En el gran duelo de estos comienzos del siglo XXI las lecciones del pasado apenas sirven. La Gran Guerra llevó la revolución industrial a los campos de batalla. Cientos de miles de soldados murieron en ofensivas que apenas movían el frente unos kilómetros. Se creyó que iba a ser la última. Pero llegó 1939 y la guerra se hizo total. La democracia venció al fascismo y entonces estalló la guerra fría contra el totalitarismo soviético. Una contienda esencialmente de propaganda librada por Estados Unidos y la URSS, cuyas batallas se dirimían en la periferia. El equilibrio de poder entre los Estados dio paso al equilibrio de terror entre las dos únicas superpotencias: su seguridad dependía de su vulnerabilidad. Nadie podría cantar victoria en un enfrentamiento nuclear.

Hubo otras batallas y otros errores –Suez, Vietnam–, conflictos coloniales para restaurar un viejo orden imposible; intervenciones necesarias, como en Bosnia o en Kosovo para frenar el nacionalismo étnico, y neutralidades cómplices y culpables, como en el genocidio de Ruanda. Y también guerras de interés, como la primera del Golfo, para evitar el control del petróleo de la región por Sadam. Aquella victoria iba a servir para inaugurar un nuevo orden. El viejo acababa de desaparecer con la caída del Muro de Berlín.

Pero la oportunidad se perdió y, paradójicamente, después de tanto éxito entró en crisis el concepto mismo de progreso. Vino el 11-S y la guerra dejó de estar sólo en la zona del caos. Los terroristas la llevaron a Nueva York, a Washington, a Madrid, a Londres, a Bombay… El teatro de guerra se ampliaba como nunca antes. ¿Dónde luchar ahora? Los neocons decidieron ir a la “raíz del mal”. Primero en Afganistán y, después, cansados de bombardear arena –una topografía imposible anula la ventaja tecnológica– en Irak, al fin un Estado con fuerzas, objetivos e infraestructuras convencionales, un lugar perfecto para ensayar un cambio de régimen que sirviera de primera piedra a un nuevo orden en el mundo árabe y musulmán. En el frente interior, su sueño de la seguridad total puso a la Constitución americana y a las sociedades liberales contra las cuerdas.
¿Y contra quién? El terrorismo dejó hace mucho tiempo de ser el arma de los pobres. La mayoría de los terroristas islamistas identificados, muertos o buscados, son hijos de millonarios, profesionales de clase media y estudiantes universitarios, con la experiencia de haber vivido en capitales europeas. Hombres con acceso a la última tecnología y a las armas poderosas, cuyas organizaciones tienen algunas características de una empresa multinacional.
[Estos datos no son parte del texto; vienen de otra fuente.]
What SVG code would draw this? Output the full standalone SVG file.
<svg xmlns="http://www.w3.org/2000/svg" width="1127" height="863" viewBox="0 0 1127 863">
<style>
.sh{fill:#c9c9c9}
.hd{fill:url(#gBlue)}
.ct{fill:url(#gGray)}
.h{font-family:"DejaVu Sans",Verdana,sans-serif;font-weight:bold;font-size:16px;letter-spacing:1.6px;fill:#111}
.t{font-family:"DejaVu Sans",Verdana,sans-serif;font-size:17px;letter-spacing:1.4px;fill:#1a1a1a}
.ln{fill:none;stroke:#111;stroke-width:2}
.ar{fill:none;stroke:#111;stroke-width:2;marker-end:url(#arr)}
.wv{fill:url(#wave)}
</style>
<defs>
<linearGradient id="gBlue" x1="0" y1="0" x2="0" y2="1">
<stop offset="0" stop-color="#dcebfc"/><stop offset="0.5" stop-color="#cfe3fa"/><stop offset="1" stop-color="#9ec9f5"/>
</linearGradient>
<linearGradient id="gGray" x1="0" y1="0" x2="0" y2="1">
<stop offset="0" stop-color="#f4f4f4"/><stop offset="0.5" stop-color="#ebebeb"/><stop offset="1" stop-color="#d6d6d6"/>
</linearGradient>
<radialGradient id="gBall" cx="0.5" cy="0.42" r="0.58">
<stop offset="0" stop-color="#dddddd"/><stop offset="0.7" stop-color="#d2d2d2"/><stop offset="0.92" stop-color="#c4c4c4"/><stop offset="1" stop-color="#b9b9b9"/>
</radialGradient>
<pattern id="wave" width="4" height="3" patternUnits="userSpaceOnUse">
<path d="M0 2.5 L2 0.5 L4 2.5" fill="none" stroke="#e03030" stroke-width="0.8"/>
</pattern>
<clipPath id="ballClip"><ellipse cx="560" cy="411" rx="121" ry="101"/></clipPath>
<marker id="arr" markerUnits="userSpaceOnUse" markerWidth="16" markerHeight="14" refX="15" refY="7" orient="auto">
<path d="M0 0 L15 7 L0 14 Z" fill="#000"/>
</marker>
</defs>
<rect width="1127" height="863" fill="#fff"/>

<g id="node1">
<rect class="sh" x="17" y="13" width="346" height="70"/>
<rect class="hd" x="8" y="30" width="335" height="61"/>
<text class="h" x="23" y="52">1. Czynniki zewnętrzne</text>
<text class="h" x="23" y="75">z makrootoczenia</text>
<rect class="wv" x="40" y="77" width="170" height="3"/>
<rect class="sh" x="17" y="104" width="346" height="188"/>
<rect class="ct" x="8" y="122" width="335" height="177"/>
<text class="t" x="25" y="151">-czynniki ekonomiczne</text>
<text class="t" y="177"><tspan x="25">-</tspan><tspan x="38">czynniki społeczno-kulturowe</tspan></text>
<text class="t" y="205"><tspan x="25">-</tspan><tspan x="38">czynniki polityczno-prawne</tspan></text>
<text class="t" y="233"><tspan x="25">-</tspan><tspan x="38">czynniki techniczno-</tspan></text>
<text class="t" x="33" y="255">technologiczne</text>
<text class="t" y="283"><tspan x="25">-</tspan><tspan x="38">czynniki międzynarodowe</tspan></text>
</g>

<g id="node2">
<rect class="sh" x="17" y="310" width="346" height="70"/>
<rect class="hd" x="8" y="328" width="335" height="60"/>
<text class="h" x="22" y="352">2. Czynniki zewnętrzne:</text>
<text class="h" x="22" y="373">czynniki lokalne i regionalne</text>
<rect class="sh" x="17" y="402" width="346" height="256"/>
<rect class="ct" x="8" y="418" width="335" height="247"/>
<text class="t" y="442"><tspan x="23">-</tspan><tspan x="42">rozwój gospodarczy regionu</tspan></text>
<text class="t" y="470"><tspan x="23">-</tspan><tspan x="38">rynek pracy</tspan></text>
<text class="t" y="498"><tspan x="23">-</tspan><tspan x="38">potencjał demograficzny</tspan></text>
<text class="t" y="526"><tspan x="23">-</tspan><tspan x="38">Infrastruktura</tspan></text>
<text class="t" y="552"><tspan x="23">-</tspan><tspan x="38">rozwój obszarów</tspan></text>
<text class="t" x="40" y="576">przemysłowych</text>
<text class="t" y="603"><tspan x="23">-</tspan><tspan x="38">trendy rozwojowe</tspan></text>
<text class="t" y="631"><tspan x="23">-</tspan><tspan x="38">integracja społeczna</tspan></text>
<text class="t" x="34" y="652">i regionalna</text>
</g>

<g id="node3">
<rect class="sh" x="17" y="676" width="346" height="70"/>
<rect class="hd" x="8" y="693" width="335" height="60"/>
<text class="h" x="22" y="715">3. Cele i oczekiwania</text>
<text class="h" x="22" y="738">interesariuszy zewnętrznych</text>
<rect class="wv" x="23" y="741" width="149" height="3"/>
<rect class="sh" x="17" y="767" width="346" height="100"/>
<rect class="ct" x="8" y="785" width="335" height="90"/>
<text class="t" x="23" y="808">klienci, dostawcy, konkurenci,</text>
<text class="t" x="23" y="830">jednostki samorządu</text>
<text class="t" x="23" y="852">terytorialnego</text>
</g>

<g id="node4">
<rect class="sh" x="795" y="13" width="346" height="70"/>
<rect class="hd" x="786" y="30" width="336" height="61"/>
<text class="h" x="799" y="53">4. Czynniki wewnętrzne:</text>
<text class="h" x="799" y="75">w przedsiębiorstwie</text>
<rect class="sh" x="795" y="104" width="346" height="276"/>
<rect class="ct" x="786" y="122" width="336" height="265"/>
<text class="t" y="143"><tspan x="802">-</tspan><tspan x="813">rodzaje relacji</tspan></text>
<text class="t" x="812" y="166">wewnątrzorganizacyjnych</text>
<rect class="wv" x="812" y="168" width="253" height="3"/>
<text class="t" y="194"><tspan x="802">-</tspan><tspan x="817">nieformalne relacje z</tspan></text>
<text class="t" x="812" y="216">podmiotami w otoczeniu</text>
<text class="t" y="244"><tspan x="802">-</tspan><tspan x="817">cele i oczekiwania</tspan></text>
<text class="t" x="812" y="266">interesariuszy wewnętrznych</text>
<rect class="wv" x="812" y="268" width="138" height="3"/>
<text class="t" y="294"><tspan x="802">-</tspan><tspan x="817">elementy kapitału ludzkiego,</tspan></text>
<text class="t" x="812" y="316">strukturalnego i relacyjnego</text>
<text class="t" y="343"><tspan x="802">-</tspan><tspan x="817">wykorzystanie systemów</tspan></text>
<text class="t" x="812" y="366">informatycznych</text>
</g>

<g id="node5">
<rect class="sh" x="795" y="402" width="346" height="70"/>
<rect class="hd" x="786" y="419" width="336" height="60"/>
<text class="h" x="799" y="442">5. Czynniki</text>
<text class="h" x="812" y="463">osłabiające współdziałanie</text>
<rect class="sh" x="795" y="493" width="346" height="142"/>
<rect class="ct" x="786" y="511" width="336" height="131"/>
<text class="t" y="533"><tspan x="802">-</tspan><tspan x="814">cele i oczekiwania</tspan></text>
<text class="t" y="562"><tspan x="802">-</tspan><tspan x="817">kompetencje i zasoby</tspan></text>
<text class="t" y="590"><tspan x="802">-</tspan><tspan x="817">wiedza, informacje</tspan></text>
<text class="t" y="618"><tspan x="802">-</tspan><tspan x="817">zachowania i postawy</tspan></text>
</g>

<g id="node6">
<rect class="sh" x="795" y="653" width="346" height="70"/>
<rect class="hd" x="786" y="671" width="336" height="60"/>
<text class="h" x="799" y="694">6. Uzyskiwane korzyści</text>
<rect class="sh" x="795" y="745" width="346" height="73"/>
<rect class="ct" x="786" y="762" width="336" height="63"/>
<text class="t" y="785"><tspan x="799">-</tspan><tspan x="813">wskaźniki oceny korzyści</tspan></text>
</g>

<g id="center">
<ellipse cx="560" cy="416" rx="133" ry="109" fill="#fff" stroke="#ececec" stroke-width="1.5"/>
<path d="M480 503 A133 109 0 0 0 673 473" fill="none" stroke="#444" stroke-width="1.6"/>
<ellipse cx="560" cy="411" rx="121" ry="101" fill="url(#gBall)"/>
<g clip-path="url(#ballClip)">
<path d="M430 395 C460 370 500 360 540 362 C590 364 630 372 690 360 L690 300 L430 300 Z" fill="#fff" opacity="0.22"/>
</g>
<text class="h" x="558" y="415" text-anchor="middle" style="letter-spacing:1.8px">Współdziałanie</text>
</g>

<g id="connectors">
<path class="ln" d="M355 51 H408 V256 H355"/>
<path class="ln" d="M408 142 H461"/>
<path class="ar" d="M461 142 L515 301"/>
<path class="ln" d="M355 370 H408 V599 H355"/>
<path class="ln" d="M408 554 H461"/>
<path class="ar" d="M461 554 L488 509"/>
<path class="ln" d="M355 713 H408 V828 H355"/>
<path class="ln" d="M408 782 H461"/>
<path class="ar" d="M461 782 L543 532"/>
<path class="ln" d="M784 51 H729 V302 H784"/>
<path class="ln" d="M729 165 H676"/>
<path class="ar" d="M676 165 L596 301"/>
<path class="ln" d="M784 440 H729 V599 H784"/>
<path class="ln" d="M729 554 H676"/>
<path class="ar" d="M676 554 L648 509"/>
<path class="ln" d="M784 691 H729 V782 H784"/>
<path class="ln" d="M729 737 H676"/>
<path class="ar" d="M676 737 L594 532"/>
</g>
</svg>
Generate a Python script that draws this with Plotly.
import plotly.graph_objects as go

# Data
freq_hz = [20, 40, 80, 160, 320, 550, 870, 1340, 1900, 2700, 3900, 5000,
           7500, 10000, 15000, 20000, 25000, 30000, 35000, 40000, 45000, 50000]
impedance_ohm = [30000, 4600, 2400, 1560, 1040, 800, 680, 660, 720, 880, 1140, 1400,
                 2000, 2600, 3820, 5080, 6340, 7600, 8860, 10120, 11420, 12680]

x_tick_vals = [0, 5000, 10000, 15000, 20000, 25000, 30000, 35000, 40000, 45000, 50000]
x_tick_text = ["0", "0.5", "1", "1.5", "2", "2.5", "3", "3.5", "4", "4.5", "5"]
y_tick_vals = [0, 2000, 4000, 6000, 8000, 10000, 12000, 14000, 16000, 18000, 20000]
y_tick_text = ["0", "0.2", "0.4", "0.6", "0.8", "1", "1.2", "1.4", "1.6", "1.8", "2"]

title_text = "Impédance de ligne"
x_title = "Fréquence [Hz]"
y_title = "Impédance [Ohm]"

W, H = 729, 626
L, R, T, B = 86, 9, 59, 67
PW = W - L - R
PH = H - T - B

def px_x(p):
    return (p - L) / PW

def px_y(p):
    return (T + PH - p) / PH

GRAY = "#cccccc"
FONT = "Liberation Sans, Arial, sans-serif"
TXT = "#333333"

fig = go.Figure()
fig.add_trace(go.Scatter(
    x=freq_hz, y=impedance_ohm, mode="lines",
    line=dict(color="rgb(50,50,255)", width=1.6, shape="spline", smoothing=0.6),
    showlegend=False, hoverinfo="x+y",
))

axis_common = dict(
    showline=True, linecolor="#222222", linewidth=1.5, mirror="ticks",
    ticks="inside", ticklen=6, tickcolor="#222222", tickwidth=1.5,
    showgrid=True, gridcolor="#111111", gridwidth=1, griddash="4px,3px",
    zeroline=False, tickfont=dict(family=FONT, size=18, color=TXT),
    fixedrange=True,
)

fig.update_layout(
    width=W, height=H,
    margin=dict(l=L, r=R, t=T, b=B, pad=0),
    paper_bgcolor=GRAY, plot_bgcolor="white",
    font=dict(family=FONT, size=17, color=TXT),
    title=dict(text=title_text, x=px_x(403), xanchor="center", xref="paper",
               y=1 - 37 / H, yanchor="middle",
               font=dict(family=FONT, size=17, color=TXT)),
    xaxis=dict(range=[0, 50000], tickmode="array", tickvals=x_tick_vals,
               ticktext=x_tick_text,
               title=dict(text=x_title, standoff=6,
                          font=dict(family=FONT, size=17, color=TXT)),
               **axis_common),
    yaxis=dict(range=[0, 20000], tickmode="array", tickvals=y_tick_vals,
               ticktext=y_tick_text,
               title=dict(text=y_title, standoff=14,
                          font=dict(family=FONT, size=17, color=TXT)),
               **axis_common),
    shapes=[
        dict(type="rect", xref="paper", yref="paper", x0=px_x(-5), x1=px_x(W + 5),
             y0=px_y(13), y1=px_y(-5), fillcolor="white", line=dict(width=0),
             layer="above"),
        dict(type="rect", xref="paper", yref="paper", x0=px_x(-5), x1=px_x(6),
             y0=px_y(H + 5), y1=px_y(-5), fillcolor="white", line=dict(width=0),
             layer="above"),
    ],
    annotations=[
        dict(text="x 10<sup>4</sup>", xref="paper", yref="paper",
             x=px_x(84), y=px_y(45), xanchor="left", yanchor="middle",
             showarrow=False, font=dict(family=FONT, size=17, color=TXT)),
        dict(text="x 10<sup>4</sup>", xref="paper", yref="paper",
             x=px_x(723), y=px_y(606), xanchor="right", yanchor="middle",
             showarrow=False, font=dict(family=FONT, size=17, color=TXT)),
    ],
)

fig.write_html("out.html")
En A History of Terrorism, Walter Laqueur escribe: “Los terroristas tendrán que ser constantemente innovadores. Ellos son en algunos aspectos los actores del superespectáculo de nuestros tiempos”. Y sus actos serán más y más amplificados por una galaxia de medios decididos a no perderse ni una brizna de emoción popular –con toda su carga de perplejidad, ansiedad y demagogia– y transmitir de forma cada vez más instantánea los horrores del día, tanto desde el frente como desde la retaguardia. Nunca antes tantos reporteros acudieron a cubrir una guerra como en Irak en 2003. Sin embargo, la noticia del conflicto –las torturas de Abu Ghraib– la dio un tipo armado únicamente con un teléfono, que apenas salió de su despacho.

El terrorismo global yihadista no durará siempre, pero va a marcar a una generación. El presidente Obama afirmó en Oslo que “ninguna negociación puede convencer a los líderes de Al Qaeda para que entreguen las armas”, y recordó que, en ocasiones, “el uso de la fuerza no es sólo necesario sino que está moralmente justificado”. Tiene razón. Aún hay guerras justas pero, ¿reconoceremos la victoria?